Objective: Of the lines listed below, how many contain the string "this"? Answer with the number alone.

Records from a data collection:
↓

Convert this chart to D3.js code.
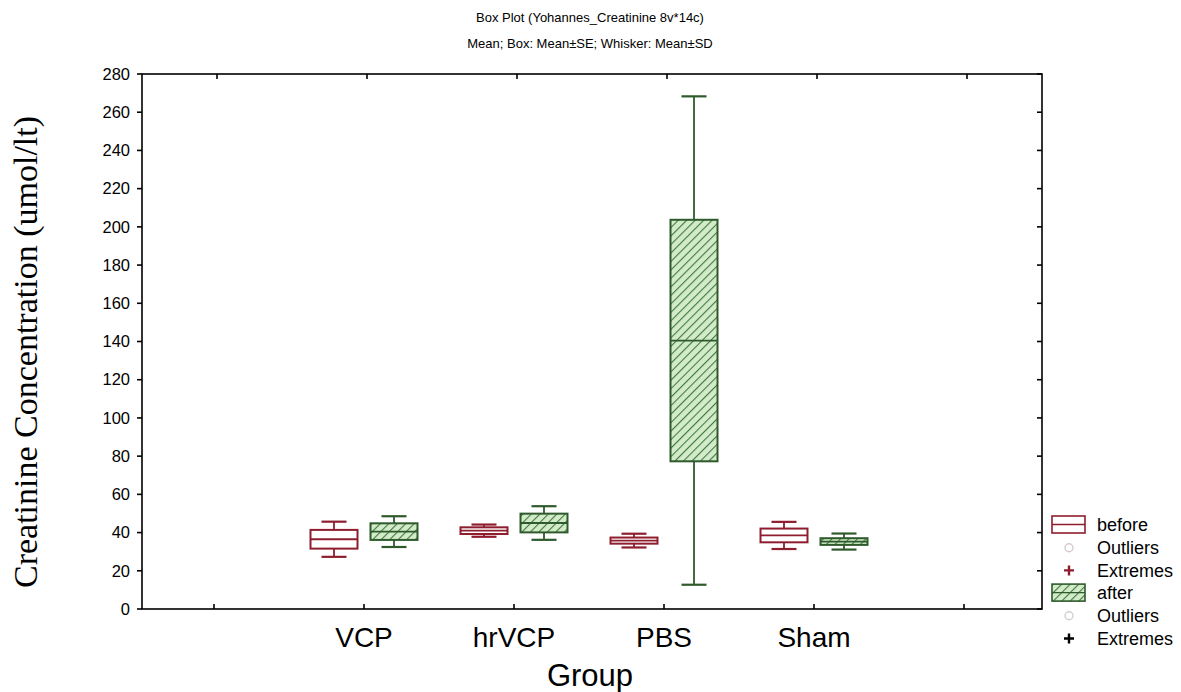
<!DOCTYPE html>
<html>
<head>
<meta charset="utf-8">
<script src="https://cdn.jsdelivr.net/npm/d3@7"></script>
<style>
  body { margin: 0; background: #fff; }
  text { font-family: "Liberation Sans", Arial, sans-serif; fill: #000; }
</style>
</head>
<body>
<svg id="chart"></svg>
<script>
// groups and summary stats (Mean, SE, SD)
var groups = ["VCP", "hrVCP", "PBS", "Sham"];
var beforeMean = [36.5, 41.0, 35.8, 38.5];
var beforeSE = [4.9, 1.75, 1.6, 3.6];
var beforeSD = [9.2, 3.2, 3.6, 7.1];
var afterMean = [40.5, 45.0, 140.5, 35.3];
var afterSE = [4.35, 4.9, 63.2, 1.75];
var afterSD = [8.05, 8.8, 127.8, 4.2];
var yTicks = d3.range(0, 281, 20);

var width = 1181,
    height = 692;

// plot frame (window.top is reserved, so prefixed names)
var pLeft = 142, pTop = 74, pRight = 1042, pBottom = 609;

var svg = d3.select("svg#chart")
    .attr("width", width)
    .attr("height", height);

var defs = svg.append("defs");
var pat = defs.append("pattern")
    .attr("id", "hatch")
    .attr("patternUnits", "userSpaceOnUse")
    .attr("width", 6)
    .attr("height", 6)
    .attr("patternTransform", "rotate(45)");
pat.append("rect")
    .attr("width", 6).attr("height", 6)
    .attr("fill", "#d3ebcb");
pat.append("line")
    .attr("x1", 0).attr("y1", 0).attr("x2", 0).attr("y2", 6)
    .attr("stroke", "#3f7a3a").attr("stroke-width", 2.2);

var x = d3.scaleBand()
    .domain(groups)
    .range([pLeft, pRight])
    .paddingOuter(1)
    .paddingInner(0);

var y = d3.scaleLinear()
    .domain([0, 280])
    .range([pBottom, pTop]);

var offset = 30, boxW = 47, capW = 25;

var series = [
    {name: "before", mean: beforeMean, se: beforeSE, sd: beforeSD, dx: -offset,
     stroke: "#8e1e2e", fill: "#fff"},
    {name: "after", mean: afterMean, se: afterSE, sd: afterSD, dx: offset,
     stroke: "#2f5a2c", fill: "url(#hatch)"}
];

// boxes
series.forEach(function(s) {
    var g = svg.append("g").attr("class", s.name)
        .selectAll("g")
        .data(groups)
        .enter()
        .append("g")
        .attr("transform", function(d) {
            return "translate(" + (x(d) + x.bandwidth() / 2 - 3 + s.dx) + ",0)";
        });

    g.append("line")
        .attr("y1", function(d, i) { return y(s.mean[i] + s.sd[i]); })
        .attr("y2", function(d, i) { return y(s.mean[i] - s.sd[i]); })
        .attr("stroke", s.stroke).attr("stroke-width", 1.8);

    g.append("line")
        .attr("x1", -capW / 2).attr("x2", capW / 2)
        .attr("y1", function(d, i) { return y(s.mean[i] + s.sd[i]); })
        .attr("y2", function(d, i) { return y(s.mean[i] + s.sd[i]); })
        .attr("stroke", s.stroke).attr("stroke-width", 2.2);

    g.append("line")
        .attr("x1", -capW / 2).attr("x2", capW / 2)
        .attr("y1", function(d, i) { return y(s.mean[i] - s.sd[i]); })
        .attr("y2", function(d, i) { return y(s.mean[i] - s.sd[i]); })
        .attr("stroke", s.stroke).attr("stroke-width", 2.2);

    g.append("rect")
        .attr("x", -boxW / 2)
        .attr("width", boxW)
        .attr("y", function(d, i) { return y(s.mean[i] + s.se[i]); })
        .attr("height", function(d, i) { return y(s.mean[i] - s.se[i]) - y(s.mean[i] + s.se[i]); })
        .attr("fill", s.fill)
        .attr("stroke", s.stroke).attr("stroke-width", 2);

    g.append("line")
        .attr("x1", -boxW / 2).attr("x2", boxW / 2)
        .attr("y1", function(d, i) { return y(s.mean[i]); })
        .attr("y2", function(d, i) { return y(s.mean[i]); })
        .attr("stroke", s.stroke).attr("stroke-width", 1.8);
});

// axes
var step = x.step();
var xTickPos = [x(groups[0]) - step].concat(groups.map(function(d) { return x(d); }), [x(groups[3]) + step])
    .map(function(v) { return v + x.bandwidth() / 2; });

var frame = svg.append("g").attr("stroke", "#000").attr("stroke-width", 1.6).attr("fill", "none");
frame.append("rect")
    .attr("x", pLeft).attr("y", pTop)
    .attr("width", pRight - pLeft).attr("height", pBottom - pTop);

frame.selectAll("line.xt")
    .data(xTickPos)
    .enter()
    .append("line")
    .attr("x1", function(d) { return d - 3; }).attr("x2", function(d) { return d - 3; })
    .attr("y1", pBottom).attr("y2", pBottom - 5);

frame.selectAll("line.xtt")
    .data(xTickPos)
    .enter()
    .append("line")
    .attr("x1", function(d) { return d; }).attr("x2", function(d) { return d; })
    .attr("y1", pTop).attr("y2", pTop + 5);

frame.selectAll("line.yt")
    .data(yTicks)
    .enter()
    .append("line")
    .attr("x1", pLeft - 5).attr("x2", pLeft)
    .attr("y1", function(d) { return y(d); }).attr("y2", function(d) { return y(d); });

frame.selectAll("line.ytr")
    .data(yTicks)
    .enter()
    .append("line")
    .attr("x1", pRight - 5).attr("x2", pRight)
    .attr("y1", function(d) { return y(d); }).attr("y2", function(d) { return y(d); });

svg.append("g")
    .selectAll("text")
    .data(yTicks)
    .enter()
    .append("text")
    .attr("x", pLeft - 12)
    .attr("y", function(d) { return y(d); })
    .attr("dy", "0.35em")
    .attr("text-anchor", "end")
    .style("font-size", "16.5px")
    .text(function(d) { return d; });

svg.append("g")
    .selectAll("text")
    .data(groups)
    .enter()
    .append("text")
    .attr("x", function(d) { return x(d) + x.bandwidth() / 2 - 3; })
    .attr("y", 647)
    .attr("text-anchor", "middle")
    .style("font-size", "28px")
    .text(function(d) { return d; });

// titles
svg.append("text")
    .attr("x", 590).attr("y", 22)
    .attr("text-anchor", "middle")
    .style("font-size", "13px")
    .text("Box Plot (Yohannes_Creatinine 8v*14c)");

svg.append("text")
    .attr("x", 590).attr("y", 48)
    .attr("text-anchor", "middle")
    .style("font-size", "13px")
    .text("Mean; Box: Mean±SE; Whisker: Mean±SD");

svg.append("text")
    .attr("x", 590).attr("y", 686)
    .attr("text-anchor", "middle")
    .style("font-size", "31px")
    .text("Group");

svg.append("text")
    .attr("transform", "translate(37,352) rotate(-90)")
    .attr("text-anchor", "middle")
    .style("font-family", "'Liberation Serif', 'Times New Roman', serif")
    .style("font-size", "34px")
    .text("Creatinine Concentration (umol/lt)");

// legend
var legendRows = [
    {label: "before", kind: "box", s: series[0]},
    {label: "Outliers", kind: "outlier", color: "#d8c8cc"},
    {label: "Extremes", kind: "extreme", color: "#8e1e2e"},
    {label: "after", kind: "box", s: series[1]},
    {label: "Outliers", kind: "outlier", color: "#d0d0d0"},
    {label: "Extremes", kind: "extreme", color: "#000"}
];

var lg = svg.append("g")
    .selectAll("g")
    .data(legendRows)
    .enter()
    .append("g")
    .attr("transform", function(d, i) { return "translate(1052," + (525 + i * 22.7) + ")"; });

lg.each(function(d) {
    var g = d3.select(this);
    if (d.kind == "box") {
        g.append("rect")
            .attr("x", 0).attr("y", -9)
            .attr("width", 33).attr("height", 17)
            .attr("fill", d.s.fill)
            .attr("stroke", d.s.stroke).attr("stroke-width", 1.6);
        g.append("line")
            .attr("x1", 0).attr("x2", 33).attr("y1", -0.5).attr("y2", -0.5)
            .attr("stroke", d.s.stroke).attr("stroke-width", 1.4);
    } else if (d.kind == "outlier") {
        g.append("circle")
            .attr("cx", 17).attr("cy", 0).attr("r", 4)
            .attr("fill", "none")
            .attr("stroke", d.color).attr("stroke-width", 1.4);
    } else {
        g.append("path")
            .attr("d", "M12,0H22M17,-5V5")
            .attr("stroke", d.color).attr("stroke-width", 2.4);
    }
    g.append("text")
        .attr("x", 45).attr("y", 0)
        .attr("dy", "0.35em")
        .style("font-size", "18px")
        .text(d.label);
});
</script>
</body>
</html>
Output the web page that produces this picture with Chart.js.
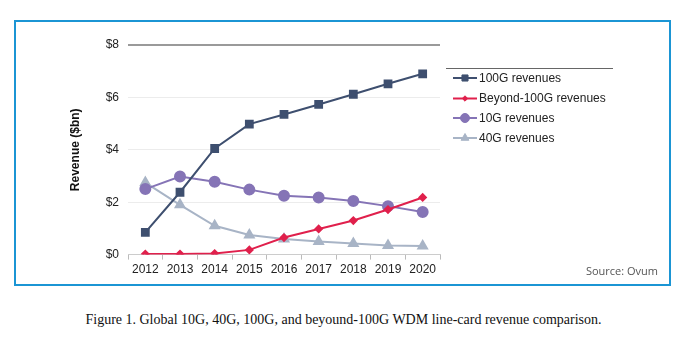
<!DOCTYPE html>
<html>
<head>
<meta charset="utf-8">
<script src="https://cdn.jsdelivr.net/npm/chart.js@4/dist/chart.umd.min.js"></script>
<style>
  html, body { margin:0; padding:0; background:#fff; }
  body { width:687px; height:350px; position:relative; overflow:hidden; }
  #frame { position:absolute; left:14px; top:20px; width:653px; height:262px; border:2px solid #1b95d4; box-sizing:content-box; }
  #wrap { position:absolute; left:0; top:0; width:687px; height:300px; }
  #source { position:absolute; right:29px; top:263px; font-family:"Open Sans", sans-serif; font-size:11px; color:#555; }
  #caption { position:absolute; left:0; width:687px; top:312px; text-align:center; font-family:"Liberation Serif", "Times New Roman", serif; font-size:14px; color:#111; }
</style>
</head>
<body>
<div id="frame"></div>
<div id="wrap"><canvas id="c" width="687" height="300"></canvas></div>
<div id="source">Source: Ovum</div>
<div id="caption">Figure 1. Global 10G, 40G, 100G, and beyound-100G WDM line-card revenue comparison.</div>
<script>
const years = ['2012','2013','2014','2015','2016','2017','2018','2019','2020'];
const rev100G = [0.85, 2.38, 4.05, 4.98, 5.35, 5.73, 6.12, 6.52, 6.90];
const revBeyond100G = [0.02, 0.02, 0.04, 0.18, 0.65, 0.98, 1.30, 1.72, 2.18];
const rev10G = [2.50, 2.98, 2.78, 2.48, 2.25, 2.18, 2.05, 1.85, 1.63];
const rev40G = [2.75, 1.90, 1.10, 0.75, 0.60, 0.50, 0.42, 0.35, 0.33];
const seriesNames = ['100G revenues', 'Beyond-100G revenues', '10G revenues', '40G revenues'];
const yTicks = [0, 2, 4, 6, 8];

const styles = [
  { color:'#3e4f6f', point:'rect', radius:4.8 },
  { color:'#e0204c', point:'rectRot', radius:3.2 },
  { color:'#8574b6', point:'circle', radius:5 },
  { color:'#a8b4c6', point:'triangle', radius:5 }
];
const values = [rev100G, revBeyond100G, rev10G, rev40G];

const datasets = values.map((v, i) => ({
  label: seriesNames[i],
  data: v,
  borderColor: styles[i].color,
  backgroundColor: styles[i].color,
  pointBackgroundColor: styles[i].color,
  pointBorderColor: styles[i].color,
  pointStyle: styles[i].point,
  pointRadius: styles[i].radius,
  borderWidth: 2,
  tension: 0,
  fill: false,
  order: i
}));

const legendPlugin = {
  id: 'lineLegend',
  afterDraw(chart) {
    const ctx = chart.ctx;
    ctx.save();
    ctx.strokeStyle = '#666';
    ctx.lineWidth = 1;
    ctx.beginPath();
    ctx.moveTo(446, 68.5);
    ctx.lineTo(613, 68.5);
    ctx.stroke();
    const ys = [78, 98.5, 118, 138];
    chart.data.datasets.forEach((ds, i) => {
      const y = ys[i];
      const st = styles[i];
      ctx.strokeStyle = ds.borderColor;
      ctx.lineWidth = 2;
      ctx.beginPath();
      ctx.moveTo(453, y);
      ctx.lineTo(477, y);
      ctx.stroke();
      ctx.fillStyle = ds.borderColor;
      ctx.lineWidth = 1;
      Chart.helpers.drawPoint(ctx, { pointStyle: st.point, radius: st.radius - 0.5, rotation: 0, borderWidth: 1 }, 465, y);
      ctx.fillStyle = '#222';
      ctx.font = '12px "Liberation Sans", Arial, sans-serif';
      ctx.textBaseline = 'middle';
      ctx.textAlign = 'left';
      ctx.fillText(ds.label, 479, y + 0.5);
    });
    ctx.restore();
  }
};

new Chart(document.getElementById('c'), {
  type: 'line',
  data: { labels: years, datasets },
  options: {
    responsive: false,
    animation: false,
    devicePixelRatio: 1,
    layout: { padding: { left: 66, right: 247, top: 45, bottom: 20 } },
    plugins: { legend: { display: false }, tooltip: { enabled: false } },
    scales: {
      x: {
        offset: true,
        grid: { offset: true, drawOnChartArea: false, drawTicks: true, tickLength: 5, color: '#bbb' },
        border: { display: true, color: '#ccc', width: 1 },
        ticks: { color: '#222', font: { family: 'Liberation Sans, Arial, sans-serif', size: 12 }, padding: 3, maxRotation: 0 }
      },
      y: {
        min: 0, max: 8,
        afterBuildTicks(scale) { scale.ticks = yTicks.map(v => ({ value: v })); },
        afterFit(scale) { scale.width = 62; },
        grid: {
          drawTicks: false,
          color: ctx => ctx.tick && ctx.tick.value === 8 ? '#9a9a9a' : '#ececec',
          lineWidth: ctx => ctx.tick && ctx.tick.value === 8 ? 2 : 1
        },
        border: { display: false },
        ticks: {
          color: '#222', padding: 9,
          font: { family: 'Liberation Sans, Arial, sans-serif', size: 12 },
          callback: v => '$' + v
        },
        title: {
          display: true, text: 'Revenue ($bn)', color: '#111',
          font: { family: 'Liberation Sans, Arial, sans-serif', size: 12, weight: 'bold' },
          padding: { top: 2, bottom: 0 }
        }
      }
    }
  },
  plugins: [legendPlugin]
});
</script>
</body>
</html>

↑

Exercise output: 3